Book squatted there on his heels, staring at Cole.

“Will told me about another man he said you killed, then burned,” Cole prompted.

Book shook his head. “No. I already tol’ you, I ain’t killed no innocent folks. They got me mixed up with a freed nigger named Kimbo Luke. I know Kimbo Luke. Fact is, I was chasin’ him until I found out Mister Harper was on my trail. I had to break it off and deal with Mister Harper. I ever find Kimbo Luke, I’ll kill him myself. Kimbo Luke and me’re from the same section of the Settlements. Only Kimbo Luke is low-down, a low life. That’s the man what done the killings of all them folks … not me.”

“Then how come you’re the one caught the blame?”

“To most of them white lawmen, us colored’re all the same.”

“More to it than that.”

“No. No, there ain’t.”

It wasn’t just his words that convinced Cole that Book was telling the truth; it was his eyes. “I’ll take my weapons back now.”

Book looked at him a long time.

“You and the girl are free to go,” he said.

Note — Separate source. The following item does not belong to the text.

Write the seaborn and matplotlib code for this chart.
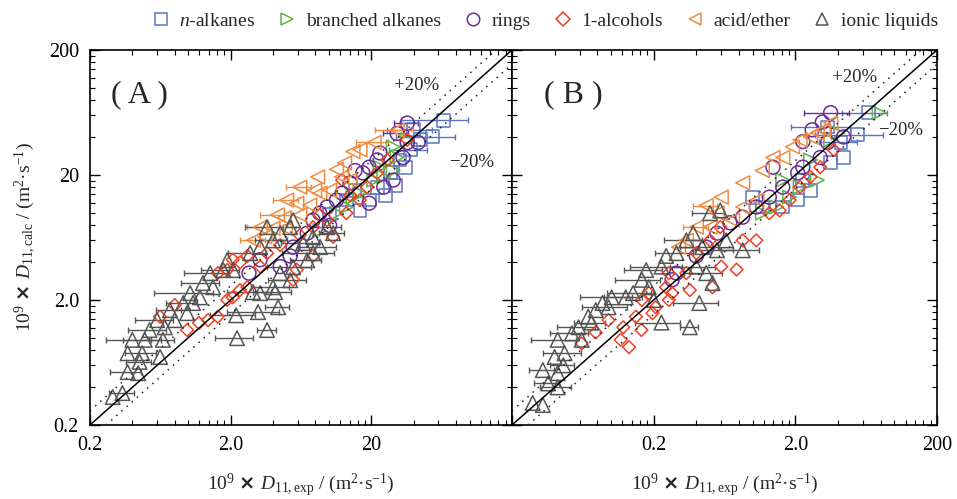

Book turned his head to look at Jilly Sweet, lying asleep on the floor.

“You givin’ up on takin’ me back to Fort Smith?” he asked.

“That’s what I’m saying.”

“What about her? What about that she shot you?”

“She did what she thought needed doing. I won’t hold it against her.”

Book looked at his burned-down shuck, then tossed it into the fireplace before handing Cole back the self-cocker and the Colt hide-out pistol.

“I guess me and Jilly’ll get goin’ first light,” he said. “Still ain’t too late to find Kimbo Luke an’ kill him.”

“You want my advice, Mister Book?”

He studied Cole’s face.

“Let someone else take care of Kimbo Luke. Sooner or later, someone will kill him. Take the girl and go to Texas. Lots of pleasant places down along the border where the weather is warm and a man and a woman could grow a garden and raise a brood of kids. There are worse things in life.”

All the tension seemed to go out of his dark face at once. “Maybe so,” he said. “Maybe so.”

Everyone settled in and the light of the fire danced around the room and up the walls and for the first time since Cole had been shot, he wasn’t having to fight the rages of the fever. He felt weak and his mouth was dry, but he knew he wasn’t going to die, at least not just yet, and in a few days he’d be up to riding again. New losses, old pain. That part was never going to change. But he felt a sense of renewal and was grateful to be alive. As much as it worked around the edges of his mind, he didn’t let himself think about vengeance or Bill Longly. Not for the last few hours of the evening. There would be time aplenty for that come morning. He lay there in the darkening silence, and finally fell asleep.